> _Exercise materials_
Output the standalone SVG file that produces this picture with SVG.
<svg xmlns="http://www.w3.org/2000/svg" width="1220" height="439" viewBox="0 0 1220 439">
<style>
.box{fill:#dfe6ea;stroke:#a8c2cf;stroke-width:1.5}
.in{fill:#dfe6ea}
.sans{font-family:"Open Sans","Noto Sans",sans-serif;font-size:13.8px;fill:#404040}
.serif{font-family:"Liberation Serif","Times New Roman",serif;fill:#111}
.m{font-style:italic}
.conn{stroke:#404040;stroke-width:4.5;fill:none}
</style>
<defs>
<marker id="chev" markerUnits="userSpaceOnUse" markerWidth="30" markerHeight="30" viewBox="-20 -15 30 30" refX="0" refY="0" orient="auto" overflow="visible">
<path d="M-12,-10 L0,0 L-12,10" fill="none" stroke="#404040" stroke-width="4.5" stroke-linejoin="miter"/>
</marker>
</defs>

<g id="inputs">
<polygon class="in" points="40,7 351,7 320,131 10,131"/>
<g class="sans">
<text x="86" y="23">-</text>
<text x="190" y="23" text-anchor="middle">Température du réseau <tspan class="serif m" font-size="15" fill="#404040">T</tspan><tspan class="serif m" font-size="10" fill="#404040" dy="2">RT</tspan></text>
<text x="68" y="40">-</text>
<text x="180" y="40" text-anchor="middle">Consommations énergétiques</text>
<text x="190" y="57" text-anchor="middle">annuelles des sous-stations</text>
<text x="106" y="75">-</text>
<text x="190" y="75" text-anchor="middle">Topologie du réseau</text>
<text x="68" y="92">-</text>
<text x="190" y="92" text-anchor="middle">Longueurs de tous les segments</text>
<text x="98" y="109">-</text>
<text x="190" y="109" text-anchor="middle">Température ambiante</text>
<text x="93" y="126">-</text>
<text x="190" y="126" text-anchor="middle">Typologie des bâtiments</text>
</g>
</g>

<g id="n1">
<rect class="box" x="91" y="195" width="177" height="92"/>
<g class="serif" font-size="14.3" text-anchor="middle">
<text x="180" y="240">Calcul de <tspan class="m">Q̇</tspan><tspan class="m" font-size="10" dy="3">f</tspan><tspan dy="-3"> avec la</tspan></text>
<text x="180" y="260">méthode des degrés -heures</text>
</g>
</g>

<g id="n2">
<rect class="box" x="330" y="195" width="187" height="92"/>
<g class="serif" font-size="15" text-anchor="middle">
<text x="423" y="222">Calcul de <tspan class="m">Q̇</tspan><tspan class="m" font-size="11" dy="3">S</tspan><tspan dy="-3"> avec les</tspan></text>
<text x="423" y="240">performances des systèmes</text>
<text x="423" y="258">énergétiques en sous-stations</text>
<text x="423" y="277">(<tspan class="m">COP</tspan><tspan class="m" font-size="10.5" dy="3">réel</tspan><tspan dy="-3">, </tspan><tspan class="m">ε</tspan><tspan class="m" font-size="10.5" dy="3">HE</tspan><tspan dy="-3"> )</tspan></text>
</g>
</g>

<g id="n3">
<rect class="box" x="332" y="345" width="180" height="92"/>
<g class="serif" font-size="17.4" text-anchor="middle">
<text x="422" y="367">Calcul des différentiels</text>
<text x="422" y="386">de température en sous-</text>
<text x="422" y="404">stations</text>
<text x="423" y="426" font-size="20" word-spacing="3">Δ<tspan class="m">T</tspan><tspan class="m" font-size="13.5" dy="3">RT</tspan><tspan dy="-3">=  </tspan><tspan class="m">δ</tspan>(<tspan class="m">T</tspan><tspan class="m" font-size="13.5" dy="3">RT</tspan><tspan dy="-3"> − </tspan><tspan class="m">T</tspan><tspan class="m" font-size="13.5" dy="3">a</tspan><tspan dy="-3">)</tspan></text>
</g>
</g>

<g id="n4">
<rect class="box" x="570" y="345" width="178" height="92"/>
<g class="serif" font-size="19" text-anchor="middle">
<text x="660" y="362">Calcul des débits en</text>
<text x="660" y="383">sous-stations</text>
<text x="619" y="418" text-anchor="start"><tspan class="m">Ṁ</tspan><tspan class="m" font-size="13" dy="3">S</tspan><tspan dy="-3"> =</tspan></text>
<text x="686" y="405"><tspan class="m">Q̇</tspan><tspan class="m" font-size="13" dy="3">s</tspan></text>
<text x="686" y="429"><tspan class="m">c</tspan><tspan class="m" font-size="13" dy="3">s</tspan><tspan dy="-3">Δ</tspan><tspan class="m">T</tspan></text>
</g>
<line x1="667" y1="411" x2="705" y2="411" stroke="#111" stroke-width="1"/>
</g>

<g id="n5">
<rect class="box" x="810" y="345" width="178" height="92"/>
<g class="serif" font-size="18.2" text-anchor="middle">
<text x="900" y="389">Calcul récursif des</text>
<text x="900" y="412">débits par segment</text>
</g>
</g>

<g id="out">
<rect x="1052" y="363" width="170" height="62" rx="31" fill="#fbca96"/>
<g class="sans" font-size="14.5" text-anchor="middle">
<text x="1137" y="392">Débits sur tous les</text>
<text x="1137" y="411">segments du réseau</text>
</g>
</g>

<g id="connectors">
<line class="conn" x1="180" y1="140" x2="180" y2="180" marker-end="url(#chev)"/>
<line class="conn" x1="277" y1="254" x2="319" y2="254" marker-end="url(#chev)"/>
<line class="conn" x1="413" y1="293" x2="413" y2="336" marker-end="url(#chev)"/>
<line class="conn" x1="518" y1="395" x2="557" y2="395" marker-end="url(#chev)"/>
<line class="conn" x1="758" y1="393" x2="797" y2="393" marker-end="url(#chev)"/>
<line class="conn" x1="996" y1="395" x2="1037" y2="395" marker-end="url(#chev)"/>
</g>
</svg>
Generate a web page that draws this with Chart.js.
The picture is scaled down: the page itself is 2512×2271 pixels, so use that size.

> _Aim of the task_
Quote every entry exactly.

> _Task response_
Output the standalone SVG file that produces this picture with SVG.
<svg xmlns="http://www.w3.org/2000/svg" width="1220" height="439" viewBox="0 0 1220 439">
<style>
.box{fill:#dfe6ea;stroke:#a8c2cf;stroke-width:1.5}
.in{fill:#dfe6ea}
.sans{font-family:"Open Sans","Noto Sans",sans-serif;font-size:13.8px;fill:#404040}
.serif{font-family:"Liberation Serif","Times New Roman",serif;fill:#111}
.m{font-style:italic}
.conn{stroke:#404040;stroke-width:4.5;fill:none}
</style>
<defs>
<marker id="chev" markerUnits="userSpaceOnUse" markerWidth="30" markerHeight="30" viewBox="-20 -15 30 30" refX="0" refY="0" orient="auto" overflow="visible">
<path d="M-12,-10 L0,0 L-12,10" fill="none" stroke="#404040" stroke-width="4.5" stroke-linejoin="miter"/>
</marker>
</defs>

<g id="inputs">
<polygon class="in" points="40,7 351,7 320,131 10,131"/>
<g class="sans">
<text x="86" y="23">-</text>
<text x="190" y="23" text-anchor="middle">Température du réseau <tspan class="serif m" font-size="15" fill="#404040">T</tspan><tspan class="serif m" font-size="10" fill="#404040" dy="2">RT</tspan></text>
<text x="68" y="40">-</text>
<text x="180" y="40" text-anchor="middle">Consommations énergétiques</text>
<text x="190" y="57" text-anchor="middle">annuelles des sous-stations</text>
<text x="106" y="75">-</text>
<text x="190" y="75" text-anchor="middle">Topologie du réseau</text>
<text x="68" y="92">-</text>
<text x="190" y="92" text-anchor="middle">Longueurs de tous les segments</text>
<text x="98" y="109">-</text>
<text x="190" y="109" text-anchor="middle">Température ambiante</text>
<text x="93" y="126">-</text>
<text x="190" y="126" text-anchor="middle">Typologie des bâtiments</text>
</g>
</g>

<g id="n1">
<rect class="box" x="91" y="195" width="177" height="92"/>
<g class="serif" font-size="14.3" text-anchor="middle">
<text x="180" y="240">Calcul de <tspan class="m">Q̇</tspan><tspan class="m" font-size="10" dy="3">f</tspan><tspan dy="-3"> avec la</tspan></text>
<text x="180" y="260">méthode des degrés -heures</text>
</g>
</g>

<g id="n2">
<rect class="box" x="330" y="195" width="187" height="92"/>
<g class="serif" font-size="15" text-anchor="middle">
<text x="423" y="222">Calcul de <tspan class="m">Q̇</tspan><tspan class="m" font-size="11" dy="3">S</tspan><tspan dy="-3"> avec les</tspan></text>
<text x="423" y="240">performances des systèmes</text>
<text x="423" y="258">énergétiques en sous-stations</text>
<text x="423" y="277">(<tspan class="m">COP</tspan><tspan class="m" font-size="10.5" dy="3">réel</tspan><tspan dy="-3">, </tspan><tspan class="m">ε</tspan><tspan class="m" font-size="10.5" dy="3">HE</tspan><tspan dy="-3"> )</tspan></text>
</g>
</g>

<g id="n3">
<rect class="box" x="332" y="345" width="180" height="92"/>
<g class="serif" font-size="17.4" text-anchor="middle">
<text x="422" y="367">Calcul des différentiels</text>
<text x="422" y="386">de température en sous-</text>
<text x="422" y="404">stations</text>
<text x="423" y="426" font-size="20" word-spacing="3">Δ<tspan class="m">T</tspan><tspan class="m" font-size="13.5" dy="3">RT</tspan><tspan dy="-3">=  </tspan><tspan class="m">δ</tspan>(<tspan class="m">T</tspan><tspan class="m" font-size="13.5" dy="3">RT</tspan><tspan dy="-3"> − </tspan><tspan class="m">T</tspan><tspan class="m" font-size="13.5" dy="3">a</tspan><tspan dy="-3">)</tspan></text>
</g>
</g>

<g id="n4">
<rect class="box" x="570" y="345" width="178" height="92"/>
<g class="serif" font-size="19" text-anchor="middle">
<text x="660" y="362">Calcul des débits en</text>
<text x="660" y="383">sous-stations</text>
<text x="619" y="418" text-anchor="start"><tspan class="m">Ṁ</tspan><tspan class="m" font-size="13" dy="3">S</tspan><tspan dy="-3"> =</tspan></text>
<text x="686" y="405"><tspan class="m">Q̇</tspan><tspan class="m" font-size="13" dy="3">s</tspan></text>
<text x="686" y="429"><tspan class="m">c</tspan><tspan class="m" font-size="13" dy="3">s</tspan><tspan dy="-3">Δ</tspan><tspan class="m">T</tspan></text>
</g>
<line x1="667" y1="411" x2="705" y2="411" stroke="#111" stroke-width="1"/>
</g>

<g id="n5">
<rect class="box" x="810" y="345" width="178" height="92"/>
<g class="serif" font-size="18.2" text-anchor="middle">
<text x="900" y="389">Calcul récursif des</text>
<text x="900" y="412">débits par segment</text>
</g>
</g>

<g id="out">
<rect x="1052" y="363" width="170" height="62" rx="31" fill="#fbca96"/>
<g class="sans" font-size="14.5" text-anchor="middle">
<text x="1137" y="392">Débits sur tous les</text>
<text x="1137" y="411">segments du réseau</text>
</g>
</g>

<g id="connectors">
<line class="conn" x1="180" y1="140" x2="180" y2="180" marker-end="url(#chev)"/>
<line class="conn" x1="277" y1="254" x2="319" y2="254" marker-end="url(#chev)"/>
<line class="conn" x1="413" y1="293" x2="413" y2="336" marker-end="url(#chev)"/>
<line class="conn" x1="518" y1="395" x2="557" y2="395" marker-end="url(#chev)"/>
<line class="conn" x1="758" y1="393" x2="797" y2="393" marker-end="url(#chev)"/>
<line class="conn" x1="996" y1="395" x2="1037" y2="395" marker-end="url(#chev)"/>
</g>
</svg>
Generate a web page that draws this with Chart.js.
The picture is scaled down: the page itself is 2512×2271 pixels, so use that size.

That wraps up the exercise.